Appellant Inphi asserts that U.S. Patent No. 7,532,537 (’537 patent) is invalid because the negative claim limitation “and the chip selects of the first and second number of chip selects are DDR chip selects that are not CAS, RAS, or bank address signals” does not meet the written description requirement of 35 U.S.C. § 112, paragraph 1.  Specifically, Inphi argues that specification fails to provide a reason to exclude the negative limitation.  Santorus, Inc. v. Par Pham., Inc., 694 F.3d 1344, 1351 (Fed.

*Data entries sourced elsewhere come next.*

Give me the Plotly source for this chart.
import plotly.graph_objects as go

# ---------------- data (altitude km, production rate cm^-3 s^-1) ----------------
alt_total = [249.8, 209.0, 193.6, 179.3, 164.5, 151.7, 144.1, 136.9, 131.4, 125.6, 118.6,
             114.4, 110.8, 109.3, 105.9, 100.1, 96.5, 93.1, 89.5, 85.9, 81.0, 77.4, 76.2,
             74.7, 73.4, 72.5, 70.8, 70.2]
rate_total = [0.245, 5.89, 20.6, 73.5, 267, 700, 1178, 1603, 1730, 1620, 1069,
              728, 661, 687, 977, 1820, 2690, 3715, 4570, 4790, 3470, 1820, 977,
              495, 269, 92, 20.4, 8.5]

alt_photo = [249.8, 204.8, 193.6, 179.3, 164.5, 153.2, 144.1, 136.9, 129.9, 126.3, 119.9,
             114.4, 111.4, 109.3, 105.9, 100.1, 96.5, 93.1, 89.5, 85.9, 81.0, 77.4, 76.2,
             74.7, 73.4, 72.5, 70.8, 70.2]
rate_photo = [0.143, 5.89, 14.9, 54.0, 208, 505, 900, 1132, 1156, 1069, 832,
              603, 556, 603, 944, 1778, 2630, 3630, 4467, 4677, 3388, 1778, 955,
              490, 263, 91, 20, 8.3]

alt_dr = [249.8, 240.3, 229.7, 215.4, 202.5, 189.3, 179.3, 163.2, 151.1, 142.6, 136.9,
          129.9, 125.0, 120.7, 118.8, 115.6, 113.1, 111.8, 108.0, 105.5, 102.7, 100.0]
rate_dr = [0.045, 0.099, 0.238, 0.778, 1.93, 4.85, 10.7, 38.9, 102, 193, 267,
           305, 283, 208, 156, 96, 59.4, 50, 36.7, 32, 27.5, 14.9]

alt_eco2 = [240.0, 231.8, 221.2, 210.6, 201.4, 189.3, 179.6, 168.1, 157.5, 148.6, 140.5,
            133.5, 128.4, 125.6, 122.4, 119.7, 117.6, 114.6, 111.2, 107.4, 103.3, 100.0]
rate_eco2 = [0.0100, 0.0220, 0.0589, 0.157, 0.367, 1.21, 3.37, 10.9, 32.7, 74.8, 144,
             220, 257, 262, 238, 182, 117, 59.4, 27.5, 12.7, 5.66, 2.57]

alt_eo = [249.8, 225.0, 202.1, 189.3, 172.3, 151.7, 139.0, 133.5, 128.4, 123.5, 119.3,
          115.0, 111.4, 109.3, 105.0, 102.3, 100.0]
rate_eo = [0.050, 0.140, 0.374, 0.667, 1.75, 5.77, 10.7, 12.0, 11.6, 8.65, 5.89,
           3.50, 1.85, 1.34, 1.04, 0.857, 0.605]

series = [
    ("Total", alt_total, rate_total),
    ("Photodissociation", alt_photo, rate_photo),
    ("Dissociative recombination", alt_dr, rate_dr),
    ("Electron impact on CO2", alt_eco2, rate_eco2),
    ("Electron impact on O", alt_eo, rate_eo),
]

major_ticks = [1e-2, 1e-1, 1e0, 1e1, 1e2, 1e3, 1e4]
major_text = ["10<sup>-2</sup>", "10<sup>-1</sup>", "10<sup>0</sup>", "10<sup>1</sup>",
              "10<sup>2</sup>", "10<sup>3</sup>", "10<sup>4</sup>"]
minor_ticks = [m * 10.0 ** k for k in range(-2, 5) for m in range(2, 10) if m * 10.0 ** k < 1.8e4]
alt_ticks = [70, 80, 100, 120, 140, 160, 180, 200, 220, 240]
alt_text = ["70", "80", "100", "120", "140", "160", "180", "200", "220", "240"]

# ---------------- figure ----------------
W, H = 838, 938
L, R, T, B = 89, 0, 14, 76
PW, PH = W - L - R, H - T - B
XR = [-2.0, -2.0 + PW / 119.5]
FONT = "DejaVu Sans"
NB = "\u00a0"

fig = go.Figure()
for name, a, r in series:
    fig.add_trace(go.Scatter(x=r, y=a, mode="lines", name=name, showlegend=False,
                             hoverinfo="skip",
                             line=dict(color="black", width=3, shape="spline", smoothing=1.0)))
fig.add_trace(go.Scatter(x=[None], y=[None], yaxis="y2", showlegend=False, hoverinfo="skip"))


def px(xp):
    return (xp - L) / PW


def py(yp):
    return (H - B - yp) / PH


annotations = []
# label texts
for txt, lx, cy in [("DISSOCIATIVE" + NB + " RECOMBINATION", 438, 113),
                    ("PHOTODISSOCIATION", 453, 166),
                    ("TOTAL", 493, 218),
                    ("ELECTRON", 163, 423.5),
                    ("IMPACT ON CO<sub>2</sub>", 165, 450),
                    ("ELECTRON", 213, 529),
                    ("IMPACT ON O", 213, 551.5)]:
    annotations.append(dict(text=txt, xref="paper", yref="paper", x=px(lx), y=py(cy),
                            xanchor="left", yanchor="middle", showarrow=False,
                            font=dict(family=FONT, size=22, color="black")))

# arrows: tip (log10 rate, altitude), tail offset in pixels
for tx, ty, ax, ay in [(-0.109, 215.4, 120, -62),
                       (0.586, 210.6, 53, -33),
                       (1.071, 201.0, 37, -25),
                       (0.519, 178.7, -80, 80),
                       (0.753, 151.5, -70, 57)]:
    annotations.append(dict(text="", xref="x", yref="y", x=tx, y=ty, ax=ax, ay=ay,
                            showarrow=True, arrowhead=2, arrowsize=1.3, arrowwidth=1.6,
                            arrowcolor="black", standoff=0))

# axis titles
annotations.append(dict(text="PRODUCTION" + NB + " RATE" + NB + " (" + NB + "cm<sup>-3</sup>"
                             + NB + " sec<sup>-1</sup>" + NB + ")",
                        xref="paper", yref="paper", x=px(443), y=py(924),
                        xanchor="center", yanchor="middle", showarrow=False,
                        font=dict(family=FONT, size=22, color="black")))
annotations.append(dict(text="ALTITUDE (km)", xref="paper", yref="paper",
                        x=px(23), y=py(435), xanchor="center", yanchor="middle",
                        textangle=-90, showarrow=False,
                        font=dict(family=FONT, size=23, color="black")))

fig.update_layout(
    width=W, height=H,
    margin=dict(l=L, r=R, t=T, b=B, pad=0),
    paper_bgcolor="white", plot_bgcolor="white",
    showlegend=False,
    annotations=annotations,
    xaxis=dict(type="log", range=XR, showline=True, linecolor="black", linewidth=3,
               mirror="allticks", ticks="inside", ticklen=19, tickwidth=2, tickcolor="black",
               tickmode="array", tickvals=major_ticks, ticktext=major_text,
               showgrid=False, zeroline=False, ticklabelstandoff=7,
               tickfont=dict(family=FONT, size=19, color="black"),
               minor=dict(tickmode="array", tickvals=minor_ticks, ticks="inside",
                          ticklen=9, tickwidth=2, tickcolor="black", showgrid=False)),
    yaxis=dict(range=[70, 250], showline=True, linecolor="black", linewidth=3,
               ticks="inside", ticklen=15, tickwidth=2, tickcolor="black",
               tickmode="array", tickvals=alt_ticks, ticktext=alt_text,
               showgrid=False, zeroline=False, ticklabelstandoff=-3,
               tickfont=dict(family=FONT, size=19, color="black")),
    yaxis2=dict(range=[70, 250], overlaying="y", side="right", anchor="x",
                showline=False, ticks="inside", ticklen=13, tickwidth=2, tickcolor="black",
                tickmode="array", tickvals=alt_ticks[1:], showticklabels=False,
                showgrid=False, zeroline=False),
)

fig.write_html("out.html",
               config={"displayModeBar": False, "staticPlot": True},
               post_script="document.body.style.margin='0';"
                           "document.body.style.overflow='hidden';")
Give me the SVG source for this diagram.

Cir. 2012).  The Court (O’MALLEY, Reyna, Chen) found substantial evidence to affirm the Patent Trial and Appeal Board’s (the Board) determination that the negative claim limitation is supported under §112, paragraph 1.     



“Whether a patent claim satisfies the written description requirement […] depends on whether the description ‘clearly allows[s] persons of ordinary skill in the art to recognize that [the inventor] invented what is claimed.”  Inphi Corporation at *9.  “We review factual findings of the Board for substantial evidence. […] Substantial evidence supports a finding that the specification satisfies the written description requirement when ‘the essence of the disclosure’ conveys the necessary information – ‘regardless of how it’ conveys such information.”  Id. at *8, emphasis removed.  

The issue is “whether properly describing alternative features - without articulating advantages and disadvantages of each feature – can constitute a ‘reason to exclude’” as described in Santorus.  Id. at *10.  The Court determined that a reason to exclude does require the specification to provide “a preference for the included signal(s) over the excluded signals (or alternatively a disadvantage of the excluded signals.”  Id. at *10.    Rather, the Court, citing Santorus, notes that “[i]f alternative elements are positively recited in the specification, they may be explicitly excluded in the claims.”  Id. at *11 (see also MPEP § 2173.05(i)).  Further, “[i]t is for the inventor to decide what bounds of protection he will seek.”  Id. at *12 quoting In re Johnson, 558 F.2d 1008, 101[8] (CCPA 1977).  Specifically, although the patent at issue in Santorus cited a disadvantage of the excluded subject matter, Santorus does not extend the existing jurisprudence as described in MPEP § 2173.05(i) and In re Johnson.  Rather, “the ‘reason’ required Santorus is provided, for instance, by properly describing the alternative features of the patented invention.”  Inphi Corporation at *12.  In the instant case, passages in the specification, including the incorporation of a standards document stating that the relevant signal types are distinct, distinguish between the signal types, including those excluded in the claim.  This, the Court concludes “makes it clear that there was substantial evidence that the ’537 patent possessed the negative claim limitation as of the filing date.”  Id. at *13.  Thus, the Court affirmed the Board’s finding of support for the negative limitation, held that Santarus did not create a “heightened written description standard for negative claim limitations, and that properly described, alternative features are sufficient to satisfy the written description standard […] for negative claim limitations.”  Id. at *14.